• **Requirement**: Find and copy lines holding "this".

• **Extracted material**:
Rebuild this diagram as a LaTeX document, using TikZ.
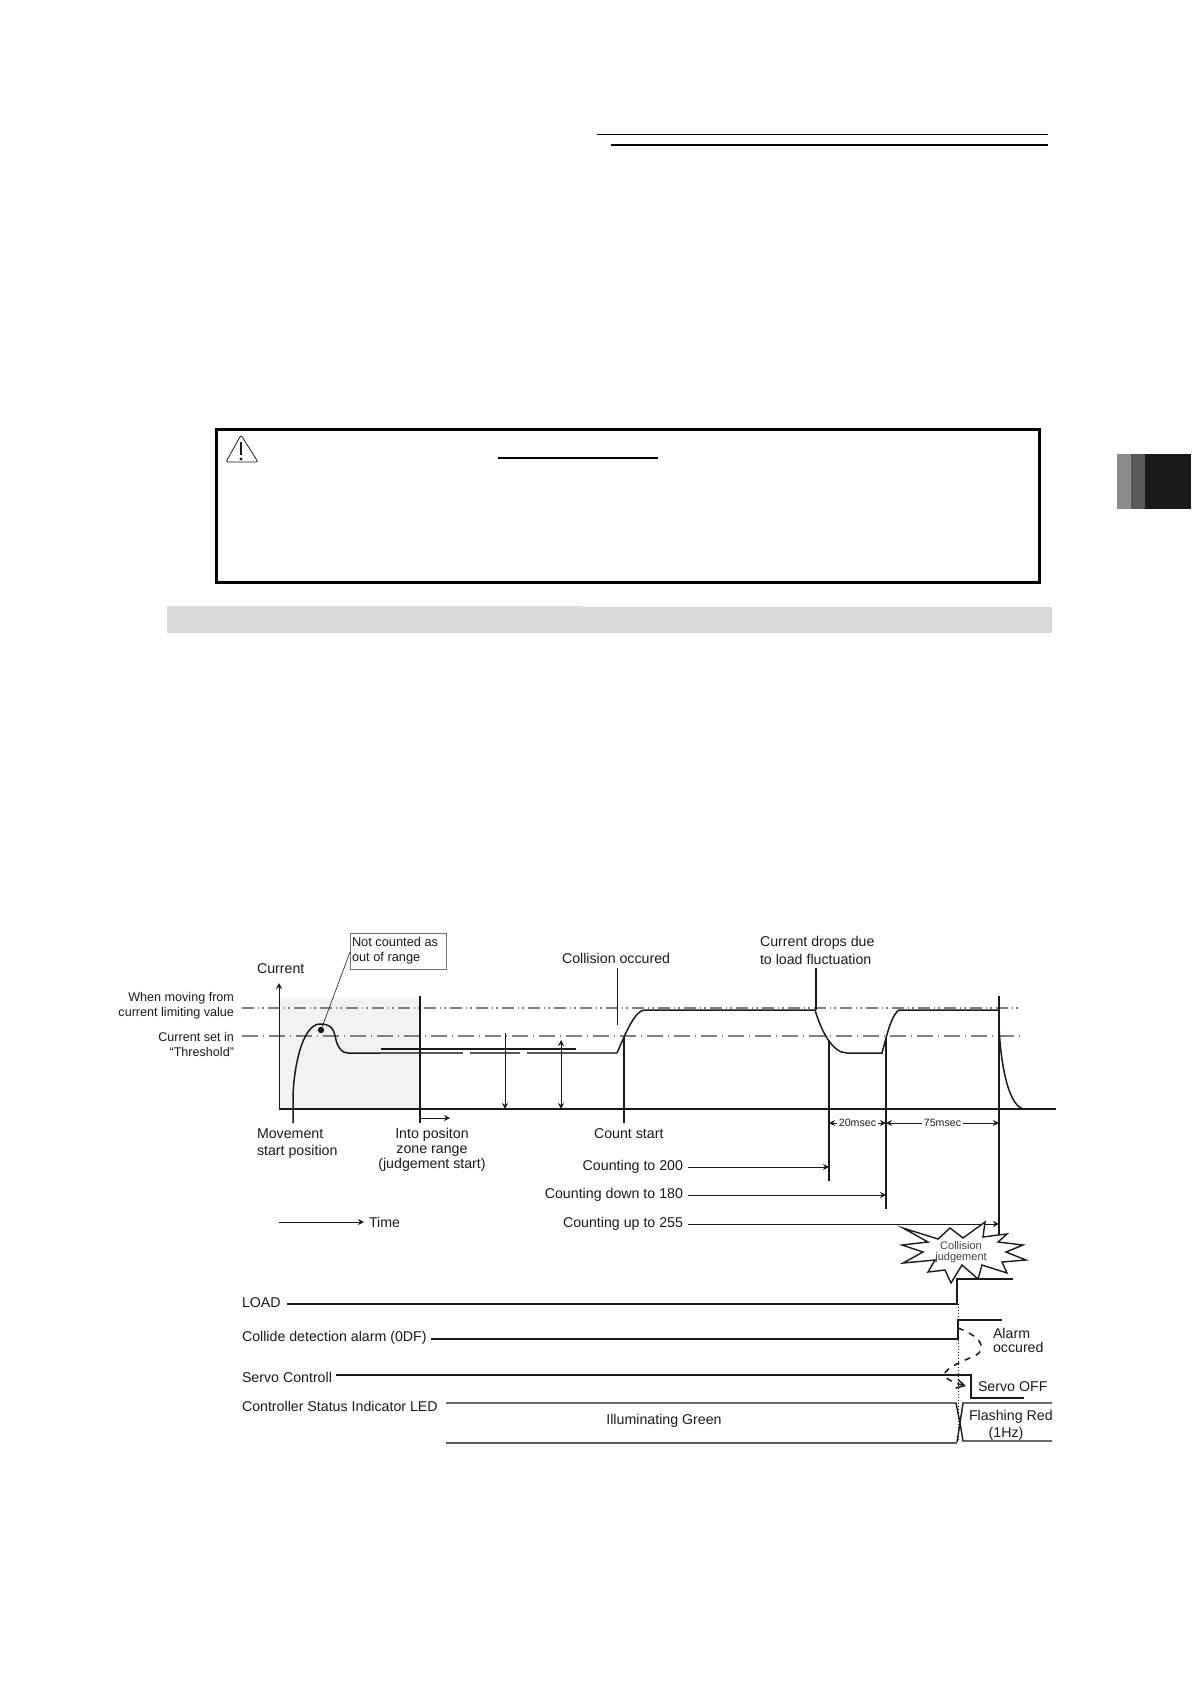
\documentclass[tikz,border=0pt]{standalone}
\usepackage{fontspec}
\setmainfont{Liberation Sans}
\usetikzlibrary{arrows.meta}
\definecolor{inkk}{HTML}{1A1A1A}
\tikzset{
  lbl/.style={inner sep=0pt, outer sep=0pt, text=inkk, font=\fontsize{7.1}{8.7}\selectfont},
  cnt/.style={lbl, outer sep=2.5pt},
  lblsm/.style={inner sep=0pt, outer sep=0pt, text=inkk, font=\fontsize{6.3}{7.4}\selectfont},
  msec/.style={fill=white, inner sep=1pt, text=inkk, font=\fontsize{5.3}{6}\selectfont},
  sig/.style={line width=.7pt, inkk},
  sigg/.style={line width=1pt, black!65},
  wave/.style={line width=.75pt, inkk},
  fine/.style={line width=.45pt, inkk},
  tick/.style={line width=.75pt, inkk},
  arr/.style={line width=.45pt, inkk, -{Stealth[length=3pt, width=3pt]}},
  darr/.style={line width=.45pt, inkk, {Stealth[length=3pt, width=3pt]}-{Stealth[length=3pt, width=3pt]}},
  limitline/.style={line width=.6pt, gray, dash pattern=on 6pt off 2pt on .6pt off 1.6pt on .6pt off 2.2pt},
  threshline/.style={line width=.55pt, gray, dash pattern=on 8pt off 2.5pt on .5pt off 2.5pt}
}
\begin{document}
\begin{tikzpicture}[x=.5pt, y=-.5pt]
\useasboundingbox (0,0) rectangle (1191,1684);
\draw[line width=.5pt, black](597,135) -- (1048,135);
\draw[line width=1.1pt, black](611,145) -- (1048,145);
\fill[black!45](1117,454) rectangle (1131,509);
\fill[black!65](1131,454) rectangle (1145,509);
\fill[inkk](1145,454) rectangle (1191,509);
\draw[line width=1.5pt, black](216,430) rectangle (1039,582);
\draw[line width=.4pt, inkk, rounded corners=1pt](241,435) -- (258,462) -- (226,462) -- cycle;
\draw[line width=.9pt, inkk](241,442) -- (241,455);
\fill[inkk](241,459) circle (.8pt);
\draw[line width=.6pt, black](498,458) -- (658,458);
\fill[black!15](167,607) rectangle (1052,633);
\fill[black!13](167,606) rectangle (583,608);
\fill[black!5](279,998) rectangle (420,1109);
\coordinate (limL) at (242,1008);
\coordinate (limR) at (1021,1008);
\coordinate (thrL) at (242,1036);
\coordinate (thrR) at (1021,1036);
\draw[limitline](limL) -- (limR);
\draw[threshline](thrL) -- (thrR);
\coordinate (org) at (279,1109);
\coordinate (ytop) at (279,983);
\coordinate (xend) at (1056,1109);
\draw[arr](org) -- (ytop);
\draw[tick](org) -- (xend);
\node[lbl, anchor=west] (curlbl) at (257,969){Current};
\node[lblsm, anchor=east, align=right] (limlbl) at (234,1005.5){When moving from\\current limiting value};
\node[lblsm, anchor=east, align=right] (thrlbl) at (234,1044.5){Current set in\\“Threshold”};
\draw[wave](293,1123) -- (293,1100) .. controls (293,1070) and (302,1024) .. (320,1024) .. controls (332,1024) and (334,1030) .. (336,1040) .. controls (338,1048) and (342,1053) .. (348,1053) -- (380,1053);
\draw[sigg](380,1053) -- (462.5,1053);
\draw[sigg](470,1053) -- (520,1053);
\draw[sigg](527,1053) -- (617,1053);
\draw[fine, line width=.6pt](381,1049) -- (576,1049);
\draw[wave](617,1053) -- (624,1037) .. controls (630,1024) and (637,1010) .. (645,1010) -- (815,1010) .. controls (821,1030) and (832,1053) .. (847,1053) -- (882,1053) -- (886,1038) .. controls (889,1027) and (893,1014) .. (899,1010) -- (999,1010);
\draw[wave](999,1027) .. controls (1001,1070) and (1010,1109) .. (1025,1109);
\node[circle, fill=inkk, inner sep=0pt, minimum size=3.2pt] (peakdot) at (321,1030){};
\node[draw=black!55, line width=.5pt, minimum width=48pt, minimum height=18pt, inner sep=0pt] (notebox) at (398,951){};
\node[lblsm, anchor=west, align=left, font=\fontsize{6.4}{7.5}\selectfont] (notelbl) at (352,951){Not counted as\\out of range};
\coordinate (noteleg) at (350,952);
\draw[fine, line width=.3pt](noteleg) -- (peakdot);
\coordinate (zoneT) at (420,996);
\coordinate (zoneB) at (420,1123);
\coordinate (zoneR) at (450,1118);
\coordinate (zoneA) at (420,1118);
\draw[tick, line width=.9pt](zoneT) -- (zoneB);
\draw[arr](zoneA) -- (zoneR);
\coordinate (aT) at (505,1033);
\coordinate (aB) at (505,1109);
\coordinate (bT) at (561,1040);
\coordinate (bB) at (561,1109);
\draw[arr](aT) -- (aB);
\draw[darr](bT) -- (bB);
\node[lbl, anchor=west] (collbl) at (562,958){Collision occured};
\coordinate (colT) at (617,968);
\coordinate (colB) at (617,1025);
\draw[tick, line width=.5pt](colT) -- (colB);
\coordinate (cntT) at (624,1037);
\coordinate (cntB) at (624,1123);
\draw[tick](cntT) -- (cntB);
\node[lbl, anchor=north west, align=left] (droplbl) at (760,936.5){Current drops due\\to load fluctuation};
\coordinate (dropT) at (816,968);
\coordinate (dropB) at (816,1010);
\draw[tick](dropT) -- (dropB);
\coordinate (t200T) at (829,1040);
\coordinate (t200B) at (829,1181);
\coordinate (t180T) at (886,1038);
\coordinate (t180B) at (886,1209);
\coordinate (t255T) at (999,996);
\coordinate (t255B) at (999,1235);
\draw[tick](t200T) -- (t200B);
\draw[tick, line width=.9pt](t180T) -- (t180B);
\draw[tick](t255T) -- (t255B);
\coordinate (m20L) at (829,1123);
\coordinate (m20R) at (886,1123);
\coordinate (m75R) at (999,1123);
\draw[darr](m20L) -- node[msec] (m20lbl) {20msec} (m20R);
\draw[darr](m20R) -- node[msec] (m75lbl) {75msec} (m75R);
\node[lbl, anchor=north west, align=left] (movlbl) at (257,1128.5){Movement\\start position};
\node[lbl, anchor=north, align=center, font=\fontsize{7.1}{7.4}\selectfont] (intolbl) at (432,1128.5){Into positon\\zone range\\(judgement start)};
\node[lbl, anchor=west] (cntlbl) at (594,1134){Count start};
\node[cnt, anchor=east] (c200) at (688,1167){Counting to 200};
\node[cnt, anchor=east] (c180) at (688,1195){Counting down to 180};
\node[cnt, anchor=east] (c255) at (688,1224){Counting up to 255};
\coordinate (h200) at (829,1167);
\coordinate (h180) at (886,1195);
\coordinate (h255) at (999,1224);
\draw[arr](c200) -- (h200);
\draw[arr](c180) -- (h180);
\draw[arr](c255) -- (h255);
\coordinate (timeL) at (279,1222);
\node[cnt, anchor=west] (timelbl) at (364,1222){Time};
\draw[arr](timeL) -- (timelbl);
\draw[line width=.7pt, inkk, fill=white](903,1228) -- (938,1239) -- (950,1228) -- (963,1238) -- (985,1222) -- (983,1237) -- (998,1235) -- (1007,1234) -- (998,1242) -- (1023,1245) -- (1006,1252) -- (1026,1260) -- (1002,1262) -- (1007,1273) -- (982,1265) -- (978,1279) -- (962,1265) -- (951,1283) -- (945,1270) -- (928,1272) -- (935,1260) -- (903,1263) -- (923,1252) -- (902,1245) -- (928,1242) -- cycle;
\node[lbl, align=center, text=black!75, font=\fontsize{5.5}{5.4}\selectfont] (judglbl) at (961,1252){Collision\\judgement};
\coordinate (dotT) at (958,1304);
\coordinate (dotB) at (958,1442);
\draw[line width=.5pt, inkk, densely dotted](dotT) -- (dotB);
\node[lbl, anchor=west] (loadlbl) at (242,1303){LOAD};
\coordinate (loadA) at (287,1304);
\coordinate (loadB) at (957,1279);
\coordinate (loadC) at (1013,1279);
\draw[sig](loadA) -| (loadB) -- (loadC);
\node[lbl, anchor=west] (alarmlbl) at (242,1338){Collide detection alarm (0DF)};
\coordinate (alarmA) at (431,1339);
\coordinate (alarmB) at (958,1320);
\coordinate (alarmC) at (1002,1320);
\draw[sig](alarmA) -| (alarmB) -- (alarmC);
\node[lbl, anchor=west] (servolbl) at (242,1377){Servo Controll};
\coordinate (servoA) at (336,1375);
\coordinate (servoB) at (971,1398);
\coordinate (servoC) at (1024,1398);
\draw[sig](servoA) -| (servoB) -- (servoC);
\node[lbl, anchor=west] (ledlbl) at (242,1406){Controller Status Indicator LED};
\draw[sig](446,1403) -- (956,1403) -- (960,1423) -- (957,1442);
\draw[sigg](446,1443) -- (957,1443);
\draw[sig](1052,1403) -- (963,1403) -- (960,1423) -- (963,1441) -- (1052,1441);
\node[lbl, anchor=center] (greenlbl) at (664,1421){Illuminating Green};
\node[lbl, anchor=west] (redlbl) at (969,1417){Flashing Red};
\node[lbl, anchor=center] (hzlbl) at (1006,1434){(1Hz)};
\node[lbl, anchor=west] (offlbl) at (978,1387){Servo OFF};
\node[lbl, anchor=north west, align=left, font=\fontsize{7.1}{7.2}\selectfont] (occlbl) at (993,1328){Alarm\\occured};
\coordinate (dashS) at (958,1328);
\coordinate (dashE) at (966,1386);
\draw[line width=.75pt, inkk, dashed, -{Straight Barb[length=4pt, width=4.5pt]}](dashS) .. controls (985,1338) and (988,1352) .. (970,1358) .. controls (950,1366) and (938,1374) .. (948,1379) .. controls (952,1382) and (958,1384) .. (dashE);
\end{tikzpicture}
\end{document}
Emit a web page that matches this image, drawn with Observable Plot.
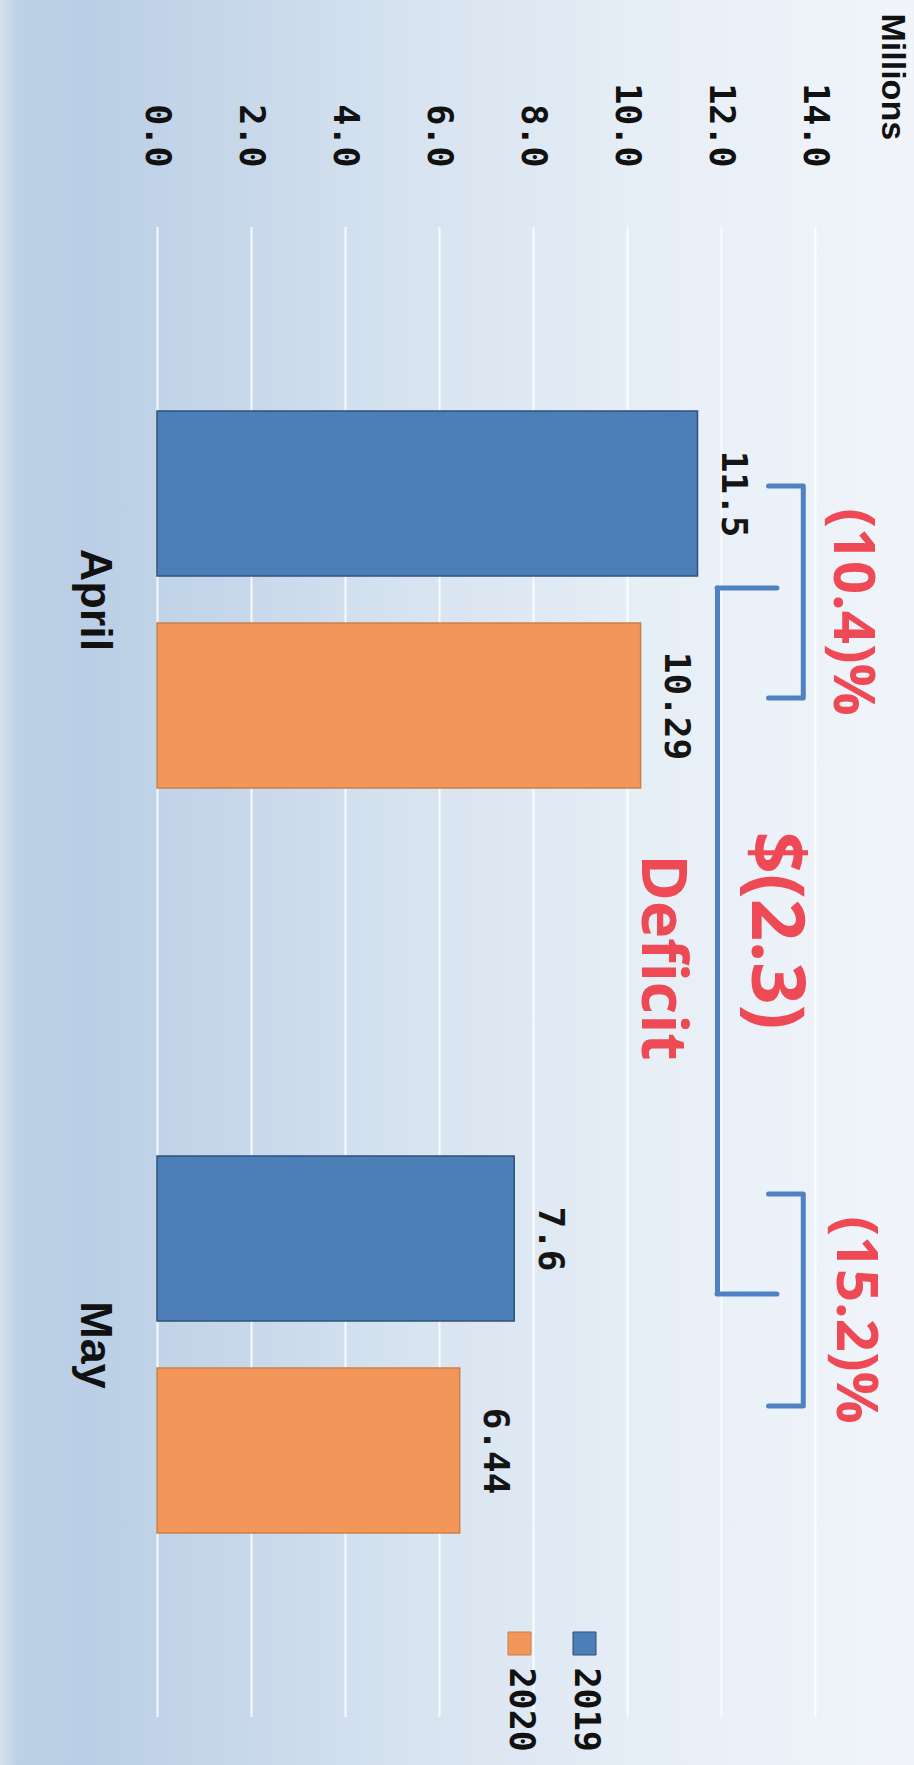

• **Exercise answer**:
Rebuild this diagram as a LaTeX document, using TikZ.
Emit a web page that matches this image, drawn with Observable Plot.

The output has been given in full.